⟨

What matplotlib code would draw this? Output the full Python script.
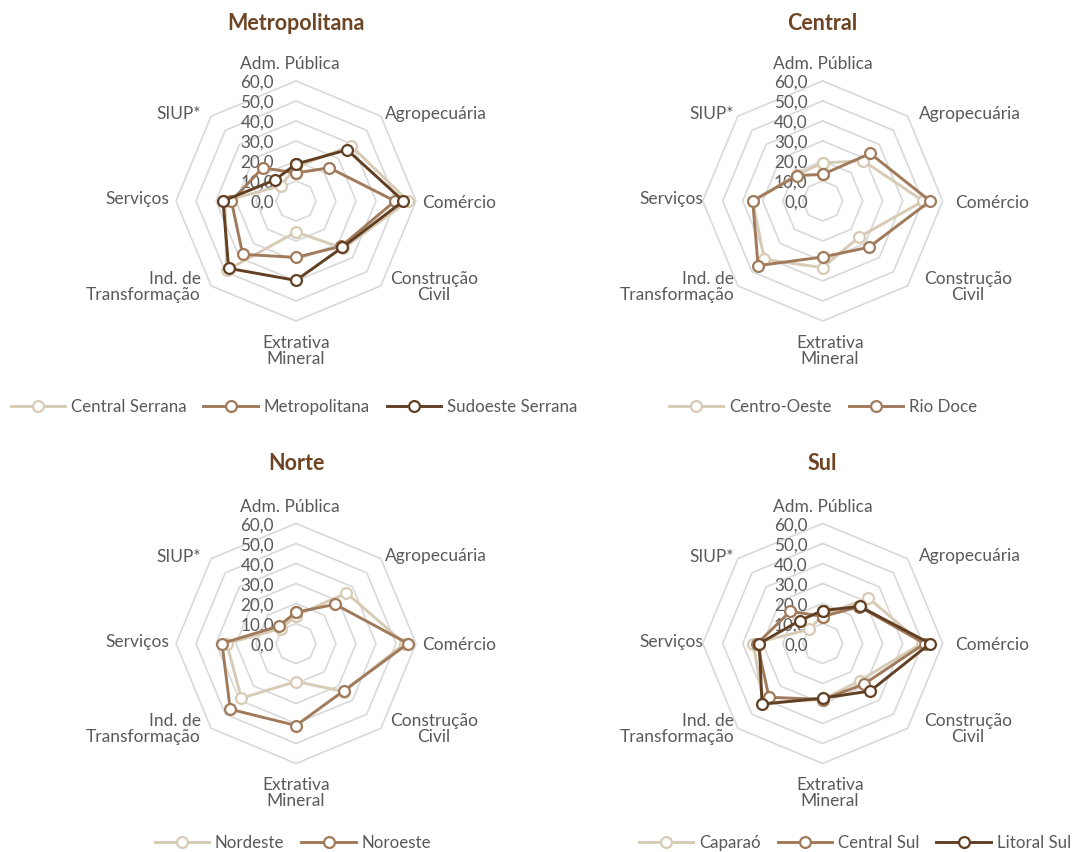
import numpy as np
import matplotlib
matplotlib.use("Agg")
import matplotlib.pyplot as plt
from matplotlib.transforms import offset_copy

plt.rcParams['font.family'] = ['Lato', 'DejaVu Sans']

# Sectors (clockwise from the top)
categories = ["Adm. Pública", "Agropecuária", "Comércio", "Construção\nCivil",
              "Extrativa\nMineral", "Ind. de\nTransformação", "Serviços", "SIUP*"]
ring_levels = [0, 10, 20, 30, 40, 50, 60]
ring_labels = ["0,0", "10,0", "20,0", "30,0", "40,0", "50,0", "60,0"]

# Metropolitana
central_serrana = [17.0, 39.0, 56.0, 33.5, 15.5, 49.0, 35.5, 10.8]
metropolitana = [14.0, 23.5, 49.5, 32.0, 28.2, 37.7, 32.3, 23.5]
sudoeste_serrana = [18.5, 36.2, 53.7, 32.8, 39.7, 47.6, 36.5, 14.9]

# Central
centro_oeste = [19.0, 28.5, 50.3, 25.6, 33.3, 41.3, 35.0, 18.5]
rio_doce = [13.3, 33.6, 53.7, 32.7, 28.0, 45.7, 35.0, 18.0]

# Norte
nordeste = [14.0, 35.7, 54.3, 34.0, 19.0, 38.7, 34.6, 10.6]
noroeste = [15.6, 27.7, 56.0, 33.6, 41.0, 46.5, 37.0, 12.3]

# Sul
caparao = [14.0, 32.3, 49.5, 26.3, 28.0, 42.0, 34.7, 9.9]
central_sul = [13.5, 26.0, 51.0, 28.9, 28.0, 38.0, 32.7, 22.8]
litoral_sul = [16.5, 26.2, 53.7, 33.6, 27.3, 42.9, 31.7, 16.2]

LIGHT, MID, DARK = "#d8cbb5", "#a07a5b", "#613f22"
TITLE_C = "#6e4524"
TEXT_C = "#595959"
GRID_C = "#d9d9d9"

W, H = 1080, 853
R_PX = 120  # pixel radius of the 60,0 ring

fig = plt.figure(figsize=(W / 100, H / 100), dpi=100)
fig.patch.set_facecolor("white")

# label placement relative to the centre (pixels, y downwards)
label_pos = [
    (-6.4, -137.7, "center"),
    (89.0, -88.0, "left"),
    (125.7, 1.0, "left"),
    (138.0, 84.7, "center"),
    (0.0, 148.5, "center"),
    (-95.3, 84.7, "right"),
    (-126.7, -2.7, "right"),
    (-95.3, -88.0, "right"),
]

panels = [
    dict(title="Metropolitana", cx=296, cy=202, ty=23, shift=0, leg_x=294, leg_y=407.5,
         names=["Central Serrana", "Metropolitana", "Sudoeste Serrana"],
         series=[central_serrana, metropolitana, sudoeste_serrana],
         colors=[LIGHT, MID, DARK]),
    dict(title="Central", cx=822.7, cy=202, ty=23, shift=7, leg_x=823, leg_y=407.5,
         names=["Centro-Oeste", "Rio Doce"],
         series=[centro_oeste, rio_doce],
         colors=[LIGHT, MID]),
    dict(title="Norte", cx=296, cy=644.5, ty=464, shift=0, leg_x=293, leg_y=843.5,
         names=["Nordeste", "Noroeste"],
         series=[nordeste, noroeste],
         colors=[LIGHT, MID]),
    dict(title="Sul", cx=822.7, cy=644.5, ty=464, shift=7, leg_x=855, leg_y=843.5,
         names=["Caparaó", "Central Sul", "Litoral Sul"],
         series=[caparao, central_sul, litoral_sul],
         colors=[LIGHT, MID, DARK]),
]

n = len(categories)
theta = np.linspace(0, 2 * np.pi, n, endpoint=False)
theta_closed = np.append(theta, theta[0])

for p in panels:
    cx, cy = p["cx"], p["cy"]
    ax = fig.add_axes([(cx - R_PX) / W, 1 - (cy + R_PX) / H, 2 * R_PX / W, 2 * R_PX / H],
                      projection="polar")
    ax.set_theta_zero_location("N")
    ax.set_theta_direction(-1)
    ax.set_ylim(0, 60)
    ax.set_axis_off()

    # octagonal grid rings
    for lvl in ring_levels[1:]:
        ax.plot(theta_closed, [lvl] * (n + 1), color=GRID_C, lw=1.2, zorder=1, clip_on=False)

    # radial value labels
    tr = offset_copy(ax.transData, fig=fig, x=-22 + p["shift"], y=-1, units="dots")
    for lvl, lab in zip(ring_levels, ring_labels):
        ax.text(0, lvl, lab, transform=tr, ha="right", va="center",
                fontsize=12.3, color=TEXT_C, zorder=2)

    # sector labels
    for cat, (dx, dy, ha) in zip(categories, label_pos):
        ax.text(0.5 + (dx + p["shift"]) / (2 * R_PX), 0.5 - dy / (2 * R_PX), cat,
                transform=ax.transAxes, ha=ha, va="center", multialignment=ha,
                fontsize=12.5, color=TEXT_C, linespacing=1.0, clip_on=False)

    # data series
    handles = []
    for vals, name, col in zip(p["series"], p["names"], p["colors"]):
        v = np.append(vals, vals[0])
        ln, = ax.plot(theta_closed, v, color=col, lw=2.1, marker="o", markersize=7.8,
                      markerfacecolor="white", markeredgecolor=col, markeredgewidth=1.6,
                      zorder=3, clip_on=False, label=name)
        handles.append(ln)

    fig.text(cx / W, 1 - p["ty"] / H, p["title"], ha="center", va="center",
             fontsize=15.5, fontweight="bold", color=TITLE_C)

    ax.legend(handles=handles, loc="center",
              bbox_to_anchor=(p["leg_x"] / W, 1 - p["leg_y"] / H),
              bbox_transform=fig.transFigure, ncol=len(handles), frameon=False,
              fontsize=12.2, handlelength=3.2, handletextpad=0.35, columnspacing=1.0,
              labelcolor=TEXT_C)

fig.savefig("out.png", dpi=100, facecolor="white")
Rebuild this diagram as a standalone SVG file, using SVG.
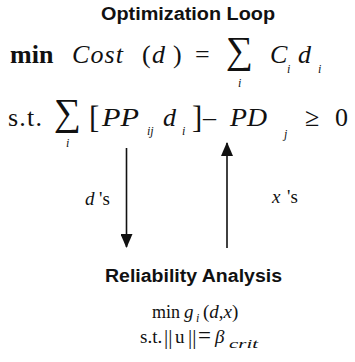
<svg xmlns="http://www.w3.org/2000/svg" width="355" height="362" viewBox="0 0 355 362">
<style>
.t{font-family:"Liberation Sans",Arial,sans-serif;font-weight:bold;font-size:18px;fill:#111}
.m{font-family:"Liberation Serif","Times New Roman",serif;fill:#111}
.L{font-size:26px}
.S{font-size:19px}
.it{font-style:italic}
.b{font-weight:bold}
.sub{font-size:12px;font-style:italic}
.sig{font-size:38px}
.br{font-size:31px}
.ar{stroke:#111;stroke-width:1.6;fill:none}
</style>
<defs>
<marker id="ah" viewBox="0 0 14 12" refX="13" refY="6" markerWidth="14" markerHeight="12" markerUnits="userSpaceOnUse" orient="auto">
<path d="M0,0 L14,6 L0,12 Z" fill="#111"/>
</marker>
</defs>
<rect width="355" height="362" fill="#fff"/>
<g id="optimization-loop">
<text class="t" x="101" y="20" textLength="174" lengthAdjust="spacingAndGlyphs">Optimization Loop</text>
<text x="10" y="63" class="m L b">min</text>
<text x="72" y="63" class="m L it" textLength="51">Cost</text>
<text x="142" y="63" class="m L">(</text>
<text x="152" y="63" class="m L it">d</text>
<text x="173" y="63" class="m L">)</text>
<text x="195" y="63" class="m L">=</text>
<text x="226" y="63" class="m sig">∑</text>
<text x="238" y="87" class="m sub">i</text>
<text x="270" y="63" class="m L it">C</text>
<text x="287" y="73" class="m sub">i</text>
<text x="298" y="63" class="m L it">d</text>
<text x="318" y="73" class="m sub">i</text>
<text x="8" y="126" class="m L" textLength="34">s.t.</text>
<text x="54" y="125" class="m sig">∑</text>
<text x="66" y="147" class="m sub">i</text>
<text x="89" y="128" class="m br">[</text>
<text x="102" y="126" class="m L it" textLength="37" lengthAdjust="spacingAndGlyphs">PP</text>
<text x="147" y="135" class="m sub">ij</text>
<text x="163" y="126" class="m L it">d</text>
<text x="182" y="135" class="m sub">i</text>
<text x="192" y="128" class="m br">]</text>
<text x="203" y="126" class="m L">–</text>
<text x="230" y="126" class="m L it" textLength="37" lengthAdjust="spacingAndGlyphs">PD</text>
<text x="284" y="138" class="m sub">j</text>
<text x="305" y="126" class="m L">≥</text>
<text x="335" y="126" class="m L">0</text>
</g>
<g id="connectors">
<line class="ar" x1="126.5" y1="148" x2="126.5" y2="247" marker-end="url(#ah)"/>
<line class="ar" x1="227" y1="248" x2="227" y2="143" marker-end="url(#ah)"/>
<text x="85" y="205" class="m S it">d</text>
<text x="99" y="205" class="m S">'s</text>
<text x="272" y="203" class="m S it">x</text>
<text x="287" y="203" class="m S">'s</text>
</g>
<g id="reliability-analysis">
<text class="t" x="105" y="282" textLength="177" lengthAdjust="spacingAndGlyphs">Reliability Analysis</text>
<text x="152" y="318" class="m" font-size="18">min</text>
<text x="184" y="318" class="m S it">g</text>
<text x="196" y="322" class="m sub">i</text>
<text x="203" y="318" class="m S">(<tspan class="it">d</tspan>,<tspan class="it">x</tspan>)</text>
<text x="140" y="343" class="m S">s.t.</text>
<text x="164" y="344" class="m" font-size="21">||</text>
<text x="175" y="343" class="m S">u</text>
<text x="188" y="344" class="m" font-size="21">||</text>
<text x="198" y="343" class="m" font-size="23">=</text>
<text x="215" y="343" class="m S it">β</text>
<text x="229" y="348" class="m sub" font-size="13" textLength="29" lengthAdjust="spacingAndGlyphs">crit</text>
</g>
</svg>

⟩

*Aim*.
Repeat the lines above, starting at the first and stopping after the line that holds "rio_doce = [13.3, 33.6, 53.7, 32.7, 28.0, 45.7, 35.0, 18.0]", with the pictures left out.

*Response for this exercise*.
What matplotlib code would draw this? Output the full Python script.
import numpy as np
import matplotlib
matplotlib.use("Agg")
import matplotlib.pyplot as plt
from matplotlib.transforms import offset_copy

plt.rcParams['font.family'] = ['Lato', 'DejaVu Sans']

# Sectors (clockwise from the top)
categories = ["Adm. Pública", "Agropecuária", "Comércio", "Construção\nCivil",
              "Extrativa\nMineral", "Ind. de\nTransformação", "Serviços", "SIUP*"]
ring_levels = [0, 10, 20, 30, 40, 50, 60]
ring_labels = ["0,0", "10,0", "20,0", "30,0", "40,0", "50,0", "60,0"]

# Metropolitana
central_serrana = [17.0, 39.0, 56.0, 33.5, 15.5, 49.0, 35.5, 10.8]
metropolitana = [14.0, 23.5, 49.5, 32.0, 28.2, 37.7, 32.3, 23.5]
sudoeste_serrana = [18.5, 36.2, 53.7, 32.8, 39.7, 47.6, 36.5, 14.9]

# Central
centro_oeste = [19.0, 28.5, 50.3, 25.6, 33.3, 41.3, 35.0, 18.5]
rio_doce = [13.3, 33.6, 53.7, 32.7, 28.0, 45.7, 35.0, 18.0]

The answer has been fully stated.